(Charts and diagrams as code)
☆ ☆ ☆ ☆ ☆

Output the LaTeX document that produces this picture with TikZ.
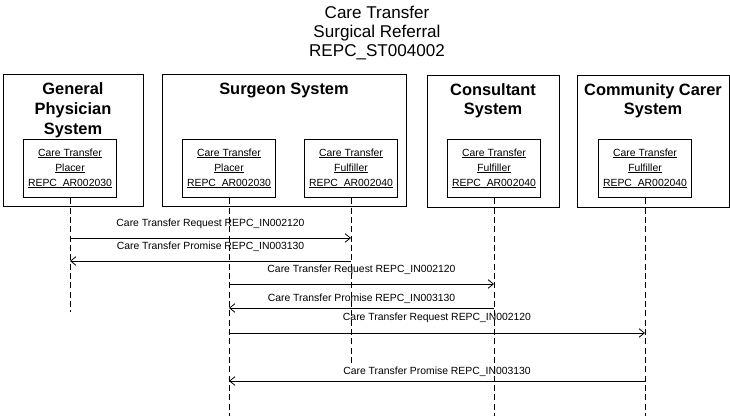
\documentclass[tikz,border=0pt]{standalone}
\usepackage{fontspec}
\setmainfont{Liberation Sans}
\usepackage{tikz}
\usetikzlibrary{arrows.meta, positioning}

% subrayado cercano a la linea base
\newcommand{\undl}[1]{\setbox0\hbox{#1}\rlap{\rule[-1.3pt]{\wd0}{0.45pt}}\box0}

\begin{document}
\begin{tikzpicture}[x=0.75pt, y=-0.75pt, >={Straight Barb[length=4pt, width=6.5pt]}]
    % Estilos para los sistemas, roles, lineas de vida y mensajes
    \tikzstyle{system} = [draw, rectangle, line width=0.75pt, minimum height=99pt, inner sep=0pt]
    \tikzstyle{systitle} = [align=center, inner sep=0pt, font=\fontsize{12.3}{14.8}\selectfont\bfseries]
    \tikzstyle{role} = [draw, rectangle, line width=0.7pt, fill=white, minimum width=70pt, minimum height=44pt, align=center, inner sep=1pt, font=\fontsize{7.8}{11.25}\selectfont]
    \tikzstyle{lifeline} = [line width=0.7pt, dash pattern=on 4.5pt off 2.5pt]
    \tikzstyle{msg} = [->, line width=0.6pt]
    \tikzstyle{msglabel} = [inner sep=0pt, font=\fontsize{7.8}{9}\selectfont]

    \useasboundingbox (0,0) rectangle (730,416);

    % Titulo
    \node[anchor=north, align=center, inner sep=0pt, font=\fontsize{12.8}{14.3}\selectfont] (title) at (377,5.5) {Care Transfer\\Surgical Referral\\REPC\_ST004002};

    % Sistemas
    \node[system, minimum width=105pt] (gp) at (73,141) {};
    \node[system, minimum width=183pt] (sg) at (284,141) {};
    \node[system, minimum width=99pt] (cn) at (493,141.5) {};
    \node[system, minimum width=114pt] (cc) at (653,141.5) {};

    \node[systitle, below=6pt of gp.north] (gpT) {General\\Physician\\System};
    \node[systitle, below=6pt of sg.north] (sgT) {Surgeon System};
    \node[systitle, below=6pt of cn.north] (cnT) {Consultant\\System};
    \node[systitle, below=6pt of cc.north] (ccT) {Community Carer\\System};

    % Roles de aplicacion
    \node[role] (gpP) at (70,168.5) {\undl{Care Transfer}\\\undl{Placer}\\\undl{REPC\_AR002030}};
    \node[role] (spP) at (229,168.5) {\undl{Care Transfer}\\\undl{Placer}\\\undl{REPC\_AR002030}};
    \node[role] (sfF) at (351,168.5) {\undl{Care Transfer}\\\undl{Fulfiller}\\\undl{REPC\_AR002040}};
    \node[role] (cnF) at (494,168.5) {\undl{Care Transfer}\\\undl{Fulfiller}\\\undl{REPC\_AR002040}};
    \node[role] (ccF) at (645,168.5) {\undl{Care Transfer}\\\undl{Fulfiller}\\\undl{REPC\_AR002040}};

    % Lineas de vida
    \draw[lifeline] (gpP.south) -- (gpP.south |- 0,312);
    \draw[lifeline] (spP.south) -- (spP.south |- 0,416);
    \draw[lifeline] (sfF.south) -- (sfF.south |- 0,363);
    \draw[lifeline] (cnF.south) -- (cnF.south |- 0,416);
    \draw[lifeline] (ccF.south) -- (ccF.south |- 0,416);

    % Mensajes
    \draw[msg] (gpP |- 0,238) -- node[msglabel, above=6.85pt] {Care Transfer Request REPC\_IN002120} (sfF |- 0,238);
    \draw[msg] (sfF |- 0,261) -- node[msglabel, above=6.85pt] {Care Transfer Promise REPC\_IN003130} (gpP |- 0,261);
    \draw[msg] (spP |- 0,284) -- node[msglabel, above=6.5pt] {Care Transfer Request REPC\_IN002120} (cnF |- 0,284);
    \draw[msg] (cnF |- 0,308) -- node[msglabel, above=2.7pt] {Care Transfer Promise REPC\_IN003130} (spP |- 0,308);
    \draw[msg] (spP |- 0,333) -- node[msglabel, above=7.2pt] {Care Transfer Request REPC\_IN002120} (ccF |- 0,333);
    \draw[msg] (ccF |- 0,381) -- node[msglabel, above=3.1pt] {Care Transfer Promise REPC\_IN003130} (spP |- 0,381);

\end{tikzpicture}
\end{document}
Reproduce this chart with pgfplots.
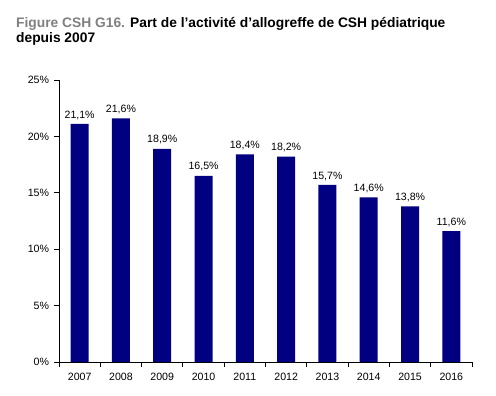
\documentclass[border=0pt]{standalone}
\usepackage{pgfplots}
\pgfplotsset{compat=1.18}
\usepackage{fontspec}
\setmainfont{Liberation Sans}
\definecolor{navybar}{HTML}{000080}
\definecolor{figgray}{HTML}{808080}
\begin{document}
\begin{tikzpicture}[x=1pt,y=1pt]
\useasboundingbox (0,0) rectangle (496,396);
\node[anchor=base west,inner sep=0pt,align=left,font=\fontsize{13.8}{15.5}\selectfont\bfseries] at (16,353)
 {\textcolor{figgray}{Figure CSH G16.} Part de l’activité d’allogreffe de CSH pédiatrique\\depuis 2007};
\begin{axis}[
  at={(59pt,34pt)}, anchor=south west,
  scale only axis, width=413pt, height=282pt,
  ymin=0, ymax=25, ytick={0,5,...,25},
  xmin=-0.5, xmax=9.5,
  xtick={0,...,9},
  xticklabels={2007,2008,2009,2010,2011,2012,2013,2014,2015,2016},
  minor xtick={-0.5,0.5,...,9.5},
  major x tick style={draw=none},
  minor tick length=5pt, major tick length=4.5pt,
  tick align=outside,
  axis x line*=bottom, axis y line*=left,
  axis line style={black, line width=0.8pt},
  tick style={black, line width=0.8pt},
  yticklabel={\pgfmathprintnumber{\tick}\%},
  /pgf/number format/assume math mode=true,
  ticklabel style={font=\fontsize{10.6}{12}\selectfont},
  xticklabel style={yshift=-3pt},
  yticklabel style={xshift=-2pt},
  ybar, bar width=18pt,
  nodes near coords={\pgfmathprintnumber[use comma,fixed,fixed zerofill,precision=1]{\pgfplotspointmeta}\%},
  nodes near coords style={font=\fontsize{10.6}{12}\selectfont, /pgf/number format/assume math mode=true, yshift=1pt},
]
\addplot[fill=navybar, draw=none] coordinates {
 (0,21.1) (1,21.6) (2,18.9) (3,16.5) (4,18.4) (5,18.2) (6,15.7) (7,14.6) (8,13.8) (9,11.6)
};
\end{axis}
\end{tikzpicture}
\end{document}
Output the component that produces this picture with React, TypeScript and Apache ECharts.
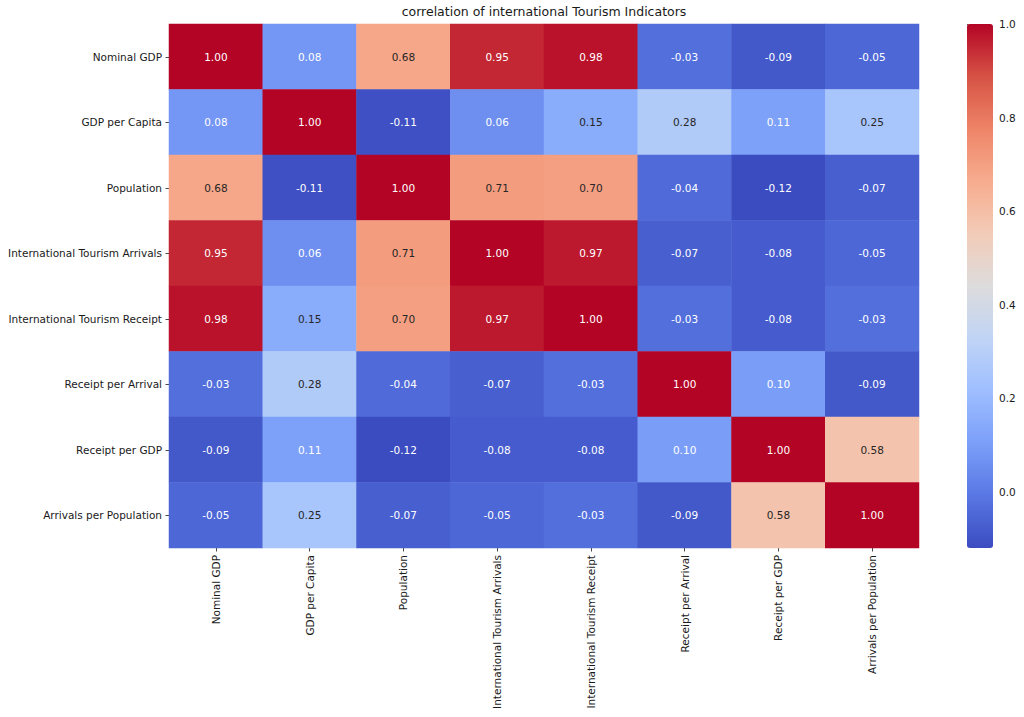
import React, { useEffect, useRef } from "react";
import * as echarts from "echarts";

const indicators = [
  "Nominal GDP",
  "GDP per Capita",
  "Population",
  "International Tourism Arrivals",
  "International Tourism Receipt",
  "Receipt per Arrival",
  "Receipt per GDP",
  "Arrivals per Population",
];

const rowNominalGDP = [1.0, 0.08, 0.68, 0.95, 0.98, -0.03, -0.09, -0.05];
const rowGDPperCapita = [0.08, 1.0, -0.11, 0.06, 0.15, 0.28, 0.11, 0.25];
const rowPopulation = [0.68, -0.11, 1.0, 0.71, 0.7, -0.04, -0.12, -0.07];
const rowArrivals = [0.95, 0.06, 0.71, 1.0, 0.97, -0.07, -0.08, -0.05];
const rowReceipt = [0.98, 0.15, 0.7, 0.97, 1.0, -0.03, -0.08, -0.03];
const rowReceiptPerArrival = [-0.03, 0.28, -0.04, -0.07, -0.03, 1.0, 0.1, -0.09];
const rowReceiptPerGDP = [-0.09, 0.11, -0.12, -0.08, -0.08, 0.1, 1.0, 0.58];
const rowArrivalsPerPopulation = [-0.05, 0.25, -0.07, -0.05, -0.03, -0.09, 0.58, 1.0];

const matrix = [
  rowNominalGDP,
  rowGDPperCapita,
  rowPopulation,
  rowArrivals,
  rowReceipt,
  rowReceiptPerArrival,
  rowReceiptPerGDP,
  rowArrivalsPerPopulation,
];

const colorbarTicks = [0.0, 0.2, 0.4, 0.6, 0.8, 1.0];
const scaleMin = -0.12;
const scaleMax = 1.0;

const coolwarm = [
  "#3b4cc0",
  "#5977e3",
  "#7b9ff9",
  "#9ebeff",
  "#c0d4f5",
  "#dddcdc",
  "#f2cbb7",
  "#f7ac8e",
  "#ee8468",
  "#d65244",
  "#b40426",
];

const FONT = "DejaVu Sans";
const LABEL_SIZE = 10.5;

function hexToRgb(h: string): number[] {
  const n = parseInt(h.slice(1), 16);
  return [(n >> 16) & 255, (n >> 8) & 255, n & 255];
}

function colorAt(v: number): number[] {
  let t = (v - scaleMin) / (scaleMax - scaleMin);
  t = Math.max(0, Math.min(1, t));
  const pos = t * (coolwarm.length - 1);
  const i = Math.min(Math.floor(pos), coolwarm.length - 2);
  const f = pos - i;
  const a = hexToRgb(coolwarm[i]);
  const b = hexToRgb(coolwarm[i + 1]);
  return a.map((c, k) => c + (b[k] - c) * f);
}

function luminance(rgb: number[]): number {
  const lin = rgb.map((c) => {
    const s = c / 255;
    return s <= 0.03928 ? s / 12.92 : Math.pow((s + 0.055) / 1.055, 2.4);
  });
  return 0.2126 * lin[0] + 0.7152 * lin[1] + 0.0722 * lin[2];
}

export default function App() {
  const ref = useRef<HTMLDivElement>(null);

  useEffect(() => {
    if (!ref.current) return;
    const chart = echarts.init(ref.current, undefined, { renderer: "svg" });

    const data: any[] = [];
    matrix.forEach((row, y) => {
      row.forEach((v, x) => {
        const lum = luminance(colorAt(v));
        data.push({
          value: [x, y, v],
          label: { color: lum > 0.408 ? "#262626" : "#ffffff" },
        });
      });
    });

    chart.setOption({
      animation: false,
      backgroundColor: "#ffffff",
      textStyle: { fontFamily: FONT },
      title: {
        text: "correlation of international Tourism Indicators",
        left: 544,
        textAlign: "center",
        top: 5,
        padding: 0,
        textStyle: {
          fontFamily: FONT,
          fontSize: 12.5,
          fontWeight: "normal",
          color: "#1a1a1a",
        },
      },
      grid: [
        { left: 169, top: 24, width: 750, height: 524 },
        { left: 967, top: 24, width: 26, height: 524 },
      ],
      xAxis: [
        {
          type: "category",
          data: indicators,
          gridIndex: 0,
          position: "bottom",
          axisLine: { show: false },
          axisTick: {
            show: true,
            alignWithLabel: true,
            length: 3.5,
            lineStyle: { color: "#1a1a1a", width: 0.8 },
          },
          axisLabel: {
            rotate: 90,
            interval: 0,
            margin: 7,
            fontSize: LABEL_SIZE,
            fontFamily: FONT,
            color: "#1a1a1a",
          },
          splitLine: { show: false },
        },
        {
          type: "value",
          gridIndex: 1,
          show: false,
          min: 0,
          max: 1,
        },
      ],
      yAxis: [
        {
          type: "category",
          data: indicators,
          gridIndex: 0,
          inverse: true,
          axisLine: { show: false },
          axisTick: {
            show: true,
            alignWithLabel: true,
            length: 3.5,
            lineStyle: { color: "#1a1a1a", width: 0.8 },
          },
          axisLabel: {
            interval: 0,
            margin: 7,
            fontSize: LABEL_SIZE,
            fontFamily: FONT,
            color: "#1a1a1a",
          },
          splitLine: { show: false },
        },
        {
          type: "value",
          gridIndex: 1,
          position: "right",
          min: scaleMin,
          max: scaleMax,
          axisLine: { show: false },
          axisTick: {
            show: true,
            length: 3.5,
            customValues: colorbarTicks,
            lineStyle: { color: "#1a1a1a", width: 0.8 },
          },
          axisLabel: {
            show: true,
            customValues: colorbarTicks,
            margin: 6,
            fontSize: LABEL_SIZE,
            fontFamily: FONT,
            color: "#1a1a1a",
            formatter: (v: number) => v.toFixed(1),
          },
          splitLine: { show: false },
        },
      ],
      visualMap: {
        type: "continuous",
        min: scaleMin,
        max: scaleMax,
        dimension: 2,
        seriesIndex: 0,
        calculable: false,
        orient: "vertical",
        left: 967,
        top: 24,
        padding: 0,
        itemWidth: 26,
        itemHeight: 524,
        text: null,
        showLabel: false,
        inRange: { color: coolwarm },
        hoverLink: false,
      },
      series: [
        {
          type: "heatmap",
          xAxisIndex: 0,
          yAxisIndex: 0,
          data,
          itemStyle: { borderWidth: 0 },
          label: {
            show: true,
            fontSize: LABEL_SIZE,
            fontFamily: FONT,
            formatter: (p: any) => Number(p.value[2]).toFixed(2),
          },
          emphasis: { disabled: true },
        },
      ],
    });

    return () => chart.dispose();
  }, []);

  return (
    <div
      ref={ref}
      style={{ position: "fixed", left: 0, top: 0, width: 1024, height: 717 }}
    />
  );
}
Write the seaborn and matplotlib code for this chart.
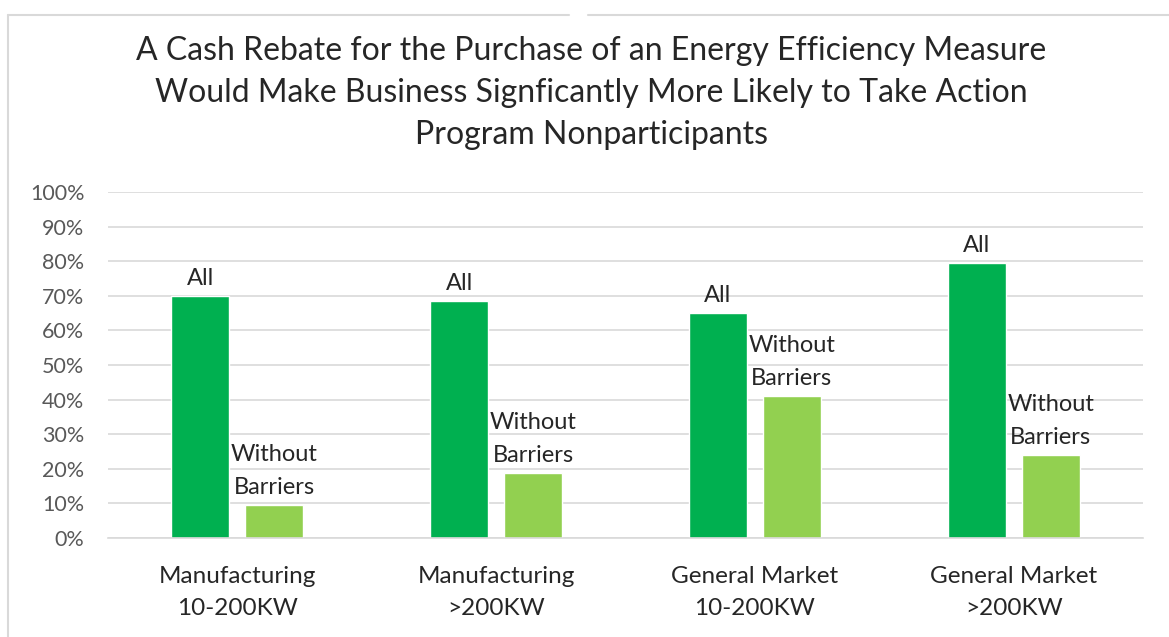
import pandas as pd
import seaborn as sns
import matplotlib.pyplot as plt
from matplotlib.lines import Line2D

categories = ["Manufacturing\n10-200KW", "Manufacturing\n>200KW",
              "General Market\n10-200KW", "General Market\n>200KW"]
all_vals = [70, 68.5, 65, 79.5]
wb_vals = [9.5, 18.7, 41, 24]
series = ["All", "Without\nBarriers"]
yticks = list(range(0, 101, 10))

df = pd.DataFrame({
    "category": categories * 2,
    "series": [series[0]] * 4 + [series[1]] * 4,
    "value": all_vals + wb_vals,
})

sns.set_theme(style="white")
plt.rcParams["font.family"] = ["Lato", "DejaVu Sans"]

fig = plt.figure(figsize=(11.69, 6.37), dpi=100)
ax = fig.add_axes([0.0924, 0.1554, 0.8854, 0.5432])

sns.barplot(data=df, x="category", y="value", hue="series",
            palette=["#00B050", "#92D050"], width=0.572, gap=0.215,
            saturation=1, legend=False, ax=ax)

for cont, lab in zip(ax.containers, series):
    ax.bar_label(cont, labels=[lab] * len(cont), padding=5,
                 fontsize=17, color="#262626", linespacing=1.7)

ax.set_ylim(0, 100)
ax.set_yticks(yticks)
ax.set_yticklabels([f"{t}%" for t in yticks], fontsize=15.5, color="#595959")
ax.tick_params(axis="x", labelsize=17.5, labelcolor="#262626", pad=20, length=0)
ax.tick_params(axis="y", length=0, pad=17)
for lab in ax.get_xticklabels():
    lab.set_linespacing(1.68)
ax.yaxis.grid(True, color="#D9D9D9", linewidth=1.2)
ax.set_axisbelow(True)
for s in ["top", "right", "left"]:
    ax.spines[s].set_visible(False)
ax.spines["bottom"].set_color("#D9D9D9")
ax.spines["bottom"].set_linewidth(1.2)
ax.set_xlabel("")
ax.set_ylabel("")

fig.text(0.506, 0.944,
         "A Cash Rebate for the Purchase of an Energy Efficiency Measure\n"
         "Would Make Business Signficantly More Likely to Take Action\n"
         "Program Nonparticipants",
         ha="center", va="top", fontsize=23, color="#262626", linespacing=1.5)

# chart frame
fig.add_artist(Line2D([0.007, 0.007], [0, 0.977], color="#D9D9D9", lw=1.5))
fig.add_artist(Line2D([0.007, 0.487], [0.977, 0.977], color="#D9D9D9", lw=1.5))
fig.add_artist(Line2D([0.503, 1.0], [0.977, 0.977], color="#D9D9D9", lw=1.5))

fig.savefig("out.png", dpi=100)
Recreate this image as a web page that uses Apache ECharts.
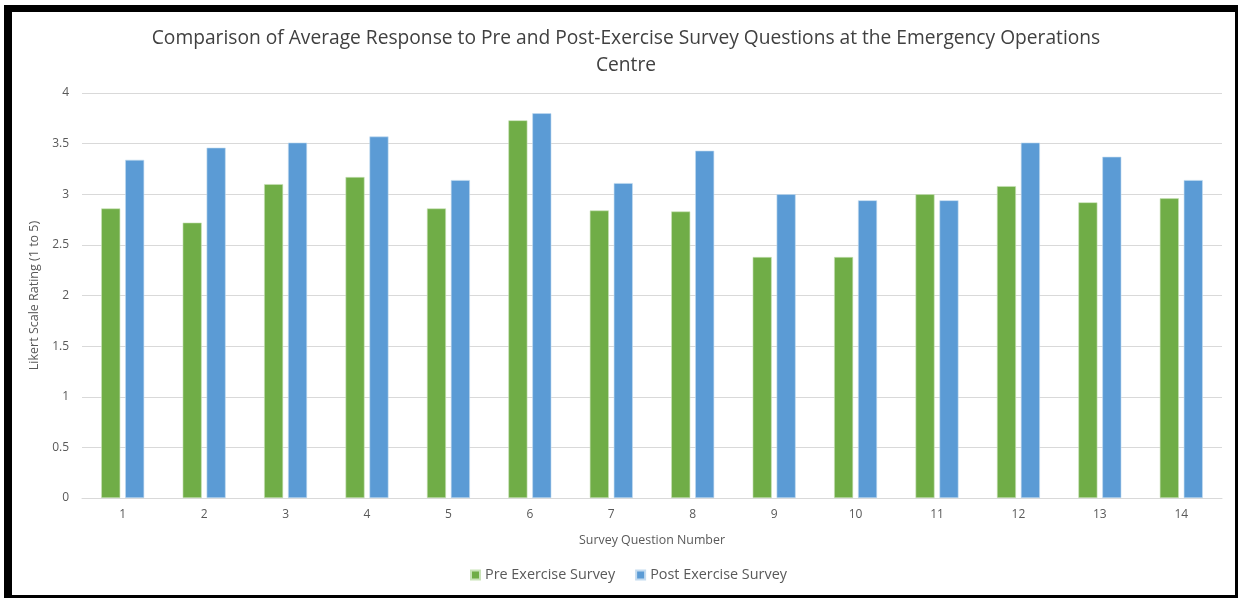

☆ ☆ ☆ ☆ ☆

Reproduce exactly the lines above starting at the line containing "Output the component" and ending at the line containing "import * as", including both, but not the pictures.

RESPONSE TO THIS EXERCISE:
Output the component that produces this picture with React, TypeScript and Apache ECharts.
import React, { useEffect, useRef } from "react";
import * as echarts from "echarts";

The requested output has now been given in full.